The Trust has acquired or invested in mortgages that originally
formed part of a portfolio of loans acquired by a syndicate in which
the Trust is a participant. The Trust's share of any profit earned on
the sales of the subject mortgages to the Trust is not recognized
until the Trust is paid out of the mortgages in full. The related
deferred income amount as at March 31, 2005 was $96,194 (2004 -
$127,122) and is included in accounts payable and accrued
liabilities.
Several of the Trust's mortgages are shared with other investors of
the Mortgage Banker, which may include members of management of the
Mortgage Banker and/or Officers or Trustees of the Trust. The Trust
ranks equally with, or in priority to, other members of the syndicate
as to receipt of principal and income.
Mortgages totalling $2,713,722 at March 31, 2005 (2004 - $4,874,172)
were issued to borrowers controlled by certain Trustees of the Trust.
Each mortgage is personally guaranteed by the related Trustee.

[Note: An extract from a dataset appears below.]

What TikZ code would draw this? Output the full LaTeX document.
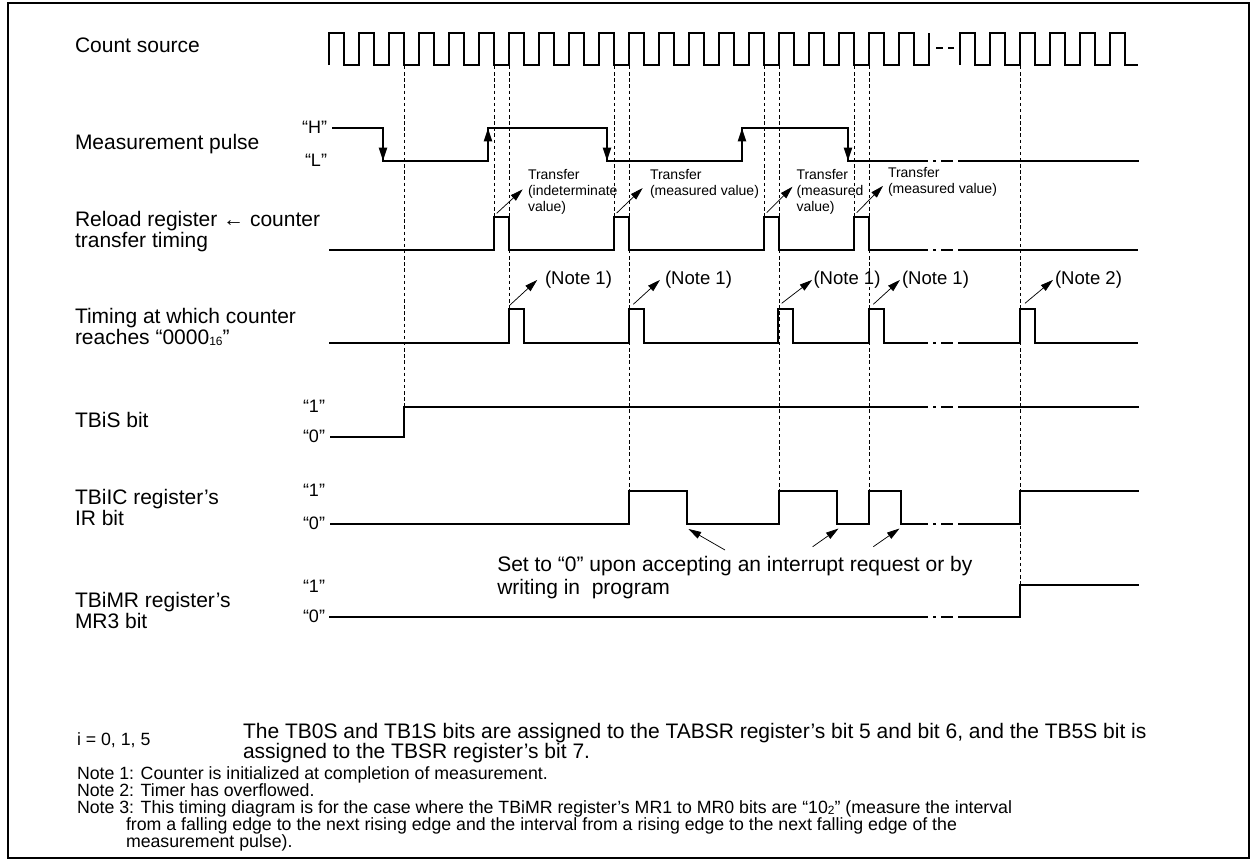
\documentclass[tikz,border=0pt]{standalone}
\usepackage{fontspec}
\setmainfont{Liberation Sans}
\usetikzlibrary{arrows.meta}
\newcommand{\fsig}{\fontsize{15.75}{15.75}\selectfont}
\newcommand{\flev}{\fontsize{13.5}{13.5}\selectfont}
\newcommand{\fnote}{\fontsize{13.9}{14}\selectfont}
\newcommand{\fxfer}{\fontsize{10.5}{12}\selectfont}
\newcommand{\ffoot}{\fontsize{13.3}{12.75}\selectfont}
\newcommand{\radix}[1]{\raisebox{-0.8pt}{\fontsize{9}{9}\selectfont #1}}
\newcommand{\sigbreak}[1]{%
  \draw[wave] (933,#1) -- (936,#1);
  \draw[wave] (941,#1) -- (953,#1);}

\begin{document}
\begin{tikzpicture}[x=0.75pt,y=-0.75pt,
    every node/.style={inner sep=0pt,outer sep=0pt},
    wave/.style={line width=1.5pt},
    guide/.style={line width=0.45pt,dash pattern=on 2.6pt off 2pt},
    pointer/.style={line width=0.55pt,-{Triangle[length=9.5pt,width=5.5pt]}},
    edgetip/.style={line width=1.5pt,-{Triangle[length=10pt,width=6pt]}},
    sig/.style={anchor=base west,align=left,font=\fsig},
    lev/.style={anchor=base east,font=\flev},
    xfer/.style={anchor=base west,align=left,font=\fxfer},
    note/.style={anchor=base west,font=\fnote}]
  \useasboundingbox (0,0) rectangle (1257,861);
  % frame
  \draw[line width=1.1pt] (8,3) rectangle (1249,858);
  % guides
  \foreach \x/\y in {404/407,494/217,509/309,614/217,629/491,764/217,779/491,854/217,869/491,1020/585}
    \draw[guide] (\x,66) -- (\x,\y);
  % signal names (base = last line)
  \node[sig] (lblCount) at (75,52.5) {Count source};
  \node[sig] (lblMeas) at (75,149) {Measurement pulse};
  \node[sig] (lblReload) at (75,247) {Reload register ← counter\\transfer timing};
  \node[sig] (lblCounter) at (75,344.5) {Timing at which counter\\reaches “0000\radix{16}”};
  \node[sig] (lblTBiS) at (75,427.5) {TBiS bit};
  \node[sig] (lblIR) at (75,525.5) {TBiIC register's\\IR bit};
  \node[sig] (lblMR3) at (75,628.5) {TBiMR register's\\MR3 bit};
  % levels
  \node[lev] (levH) at (327,133.5) {“H”};
  \node[lev] (levL) at (327,166) {“L”};
  \node[lev] (levS1) at (325,412) {“1”};
  \node[lev] (levS0) at (325,442.5) {“0”};
  \node[lev] (levI1) at (325,496.5) {“1”};
  \node[lev] (levI0) at (325,529.5) {“0”};
  \node[lev] (levM1) at (325,592) {“1”};
  \node[lev] (levM0) at (325,622.5) {“0”};
  % count source
  \draw[wave] (329,65) \foreach \x in {329,359,...,899} { -- (\x,65) -- (\x,33) -- (\x+15,33) -- (\x+15,65) } -- (929,65) -- (929,33);
  \draw[line width=1pt] (936,48) -- (943,48) (948,48) -- (954,48);
  \draw[wave] (960,65) \foreach \x in {960,990,...,1110} { -- (\x,65) -- (\x,33) -- (\x+15,33) -- (\x+15,65) } -- (1138,65);
  % measurement pulse
  \draw[wave] (332,128) -- (383,128) -- (383,161) -- (488,161) -- (488,128) -- (607,128) -- (607,161)
    -- (742,161) -- (742,128) -- (848,128) -- (848,161) -- (928,161);
  \sigbreak{161}
  \draw[wave] (958,161) -- (1139,161);
  \draw[edgetip] (383,128) -- (383,161);
  \draw[edgetip] (488,161) -- (488,128);
  \draw[edgetip] (607,128) -- (607,161);
  \draw[edgetip] (742,161) -- (742,128);
  \draw[edgetip] (848,128) -- (848,161);
  % reload register transfer
  \draw[wave] (329,250) \foreach \x in {494,614,764,854} { -- (\x,250) -- (\x,217) -- (\x+15,217) -- (\x+15,250) } -- (928,250);
  \sigbreak{250}
  \draw[wave] (958,250) -- (1138,250);
  \node[xfer] (xfer1) at (528,211) {Transfer\\(indeterminate\\value)};
  \node[xfer] (xfer2) at (650,195) {Transfer\\(measured value)};
  \node[xfer] (xfer3) at (796.5,211) {Transfer\\(measured\\value)};
  \node[xfer] (xfer4) at (888,193.5) {Transfer\\(measured value)};
  \coordinate (r1) at (496.7,213.3);
  \coordinate (r2) at (616.7,213);
  \coordinate (r3) at (766.7,212.7);
  \coordinate (r4) at (856.7,212.7);
  \draw[pointer] (r1) -- ([xshift=-4pt,yshift=1.5pt]xfer1.west);
  \draw[pointer] (r2) -- ([xshift=-5.5pt,yshift=-3.5pt]xfer2.west);
  \draw[pointer] (r3) -- ([xshift=-3pt,yshift=3.5pt]xfer3.west);
  \draw[pointer] (r4) -- ([xshift=-3.75pt,yshift=-3pt]xfer4.west);
  % counter reaches 0000
  \draw[wave] (329,343) \foreach \x in {509,629,778,869} { -- (\x,343) -- (\x,309) -- (\x+15,309) -- (\x+15,343) } -- (928,343);
  \sigbreak{343}
  \draw[wave] (958,343) -- (1020,343) -- (1020,309) -- (1035,309) -- (1035,343) -- (1138,343);
  \node[note] (note1a) at (545,284.7) {(Note 1)};
  \node[note] (note1b) at (665,284.7) {(Note 1)};
  \node[note] (note1c) at (813.5,284.7) {(Note 1)};
  \node[note] (note1d) at (902,284.7) {(Note 1)};
  \node[note] (note2) at (1055,284.7) {(Note 2)};
  \coordinate (c1) at (510,305);
  \coordinate (c2) at (633.3,304.3);
  \coordinate (c3) at (781.7,303.3);
  \coordinate (c4) at (873.3,304.3);
  \coordinate (c5) at (1025,303.3);
  \draw[pointer] (c1) -- ([xshift=-5.8pt]note1a.west);
  \draw[pointer] (c2) -- ([xshift=-3.75pt]note1b.west);
  \draw[pointer] (c3) -- ([xshift=-1pt]note1c.west);
  \draw[pointer] (c4) -- ([xshift=-1.5pt]note1d.west);
  \draw[pointer] (c5) -- ([xshift=-1.5pt]note2.west);
  % TBiS bit
  \draw[wave] (330,437) -- (404,437) -- (404,407) -- (928,407);
  \sigbreak{407}
  \draw[wave] (958,407) -- (1139,407);
  % IR bit
  \draw[wave] (330,524) -- (629,524) -- (629,491) -- (687,491) -- (687,524) -- (779,524) -- (779,491)
    -- (837,491) -- (837,524) -- (869,524) -- (869,491) -- (901,491) -- (901,524) -- (928,524);
  \sigbreak{524}
  \draw[wave] (958,524) -- (1020,524) -- (1020,491) -- (1139,491);
  \node[sig] (clrText) at (497.3,594) {Set to “0” upon accepting an interrupt request or by\\[1.5pt]writing in\ \ program};
  \coordinate (f1) at (687,524);
  \coordinate (f2) at (837,524);
  \coordinate (f3) at (901,524);
  \coordinate (k1) at (725,550);
  \coordinate (k2) at (812.7,546.7);
  \coordinate (k3) at (873.3,546.7);
  \draw[pointer] (k1) -- ([shift={(1.5,5)}]f1);
  \draw[pointer] (k2) -- ([shift={(1.5,4.5)}]f2);
  \draw[pointer] (k3) -- ([shift={(-1.5,4.5)}]f3);
  % MR3 bit
  \draw[wave] (329,617) -- (928,617);
  \sigbreak{617}
  \draw[wave] (958,617) -- (1020,617) -- (1020,585) -- (1139,585);
  % footnotes
  \node[sig] (regText) at (243,758.5) {The TB0S and TB1S bits are assigned to the TABSR register's bit 5 and bit 6, and the TB5S bit is\\[-0.6pt]assigned to the TBSR register's bit 7.};
  \node[anchor=base west,font=\ffoot] (idxText) at (77,745) {i = 0, 1, 5};
  \node[anchor=base west,font=\ffoot] (note1Text) at (77,779) {Note 1: Counter is initialized at completion of measurement.};
  \node[anchor=base west,font=\ffoot] (note2Text) at (77,796) {Note 2: Timer has overflowed.};
  \node[anchor=base west,font=\ffoot] (note3Text) at (77,813) {Note 3: This timing diagram is for the case where the TBiMR register's MR1 to MR0 bits are “10\radix{2}” (measure the interval};
  \node[anchor=base west,font=\ffoot] (note3b) at (126,830) {from a falling edge to the next rising edge and the interval from a rising edge to the next falling edge of the};
  \node[anchor=base west,font=\ffoot] (note3c) at (126,847) {measurement pulse).};
\end{tikzpicture}
\end{document}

13. Contingent liabilities:
(a) The Trust is involved in certain litigation arising out of the
ordinary course of investing in mortgages. Although such matters
cannot be predicted with certainty, management believes the
claims are without merit and does not consider the Trust's
exposure to such litigation to have an impact on these financial
statements.
(b) The Trust Management Agreement and Mortgage Banking Agreement
contain provisions for the payment of termination fees to the
Trust Manager and Mortgage Banker in the event that the
respective agreements are either terminated or not renewed.